**Short exercise:**
Return the listing word for word, as given.

**Given information:**

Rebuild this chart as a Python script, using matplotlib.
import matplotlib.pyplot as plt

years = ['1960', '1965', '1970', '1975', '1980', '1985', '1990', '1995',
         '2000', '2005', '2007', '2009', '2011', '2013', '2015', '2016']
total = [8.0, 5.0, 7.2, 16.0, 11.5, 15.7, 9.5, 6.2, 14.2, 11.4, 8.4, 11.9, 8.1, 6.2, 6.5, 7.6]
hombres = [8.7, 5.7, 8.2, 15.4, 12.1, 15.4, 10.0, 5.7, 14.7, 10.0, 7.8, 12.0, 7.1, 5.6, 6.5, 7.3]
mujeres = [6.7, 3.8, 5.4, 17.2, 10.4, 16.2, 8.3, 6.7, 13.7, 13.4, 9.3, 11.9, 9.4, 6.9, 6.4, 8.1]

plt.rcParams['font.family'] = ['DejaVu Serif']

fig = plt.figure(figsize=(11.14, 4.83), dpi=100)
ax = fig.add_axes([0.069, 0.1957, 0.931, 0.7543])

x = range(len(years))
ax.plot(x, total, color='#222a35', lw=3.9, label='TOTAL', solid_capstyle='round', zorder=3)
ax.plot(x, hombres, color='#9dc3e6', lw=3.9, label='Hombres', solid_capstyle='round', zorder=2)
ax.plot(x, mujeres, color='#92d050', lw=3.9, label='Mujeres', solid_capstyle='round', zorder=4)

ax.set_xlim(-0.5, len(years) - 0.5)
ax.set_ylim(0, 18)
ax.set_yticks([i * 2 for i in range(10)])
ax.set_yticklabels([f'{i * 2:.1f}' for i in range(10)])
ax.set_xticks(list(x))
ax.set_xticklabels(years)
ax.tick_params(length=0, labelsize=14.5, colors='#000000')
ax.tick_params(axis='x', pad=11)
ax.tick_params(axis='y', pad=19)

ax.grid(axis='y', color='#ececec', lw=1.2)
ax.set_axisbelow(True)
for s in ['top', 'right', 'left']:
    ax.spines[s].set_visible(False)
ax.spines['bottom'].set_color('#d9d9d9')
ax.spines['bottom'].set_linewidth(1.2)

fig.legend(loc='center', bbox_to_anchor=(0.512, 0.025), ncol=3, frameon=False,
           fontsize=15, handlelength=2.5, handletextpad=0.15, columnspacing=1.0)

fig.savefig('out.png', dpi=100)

**Solution below:**
Rebuild this chart as a Python script, using matplotlib.
import matplotlib.pyplot as plt

years = ['1960', '1965', '1970', '1975', '1980', '1985', '1990', '1995',
         '2000', '2005', '2007', '2009', '2011', '2013', '2015', '2016']
total = [8.0, 5.0, 7.2, 16.0, 11.5, 15.7, 9.5, 6.2, 14.2, 11.4, 8.4, 11.9, 8.1, 6.2, 6.5, 7.6]
hombres = [8.7, 5.7, 8.2, 15.4, 12.1, 15.4, 10.0, 5.7, 14.7, 10.0, 7.8, 12.0, 7.1, 5.6, 6.5, 7.3]
mujeres = [6.7, 3.8, 5.4, 17.2, 10.4, 16.2, 8.3, 6.7, 13.7, 13.4, 9.3, 11.9, 9.4, 6.9, 6.4, 8.1]

plt.rcParams['font.family'] = ['DejaVu Serif']

fig = plt.figure(figsize=(11.14, 4.83), dpi=100)
ax = fig.add_axes([0.069, 0.1957, 0.931, 0.7543])

x = range(len(years))
ax.plot(x, total, color='#222a35', lw=3.9, label='TOTAL', solid_capstyle='round', zorder=3)
ax.plot(x, hombres, color='#9dc3e6', lw=3.9, label='Hombres', solid_capstyle='round', zorder=2)
ax.plot(x, mujeres, color='#92d050', lw=3.9, label='Mujeres', solid_capstyle='round', zorder=4)

ax.set_xlim(-0.5, len(years) - 0.5)
ax.set_ylim(0, 18)
ax.set_yticks([i * 2 for i in range(10)])
ax.set_yticklabels([f'{i * 2:.1f}' for i in range(10)])
ax.set_xticks(list(x))
ax.set_xticklabels(years)
ax.tick_params(length=0, labelsize=14.5, colors='#000000')
ax.tick_params(axis='x', pad=11)
ax.tick_params(axis='y', pad=19)

ax.grid(axis='y', color='#ececec', lw=1.2)
ax.set_axisbelow(True)
for s in ['top', 'right', 'left']:
    ax.spines[s].set_visible(False)
ax.spines['bottom'].set_color('#d9d9d9')
ax.spines['bottom'].set_linewidth(1.2)

fig.legend(loc='center', bbox_to_anchor=(0.512, 0.025), ncol=3, frameon=False,
           fontsize=15, handlelength=2.5, handletextpad=0.15, columnspacing=1.0)

fig.savefig('out.png', dpi=100)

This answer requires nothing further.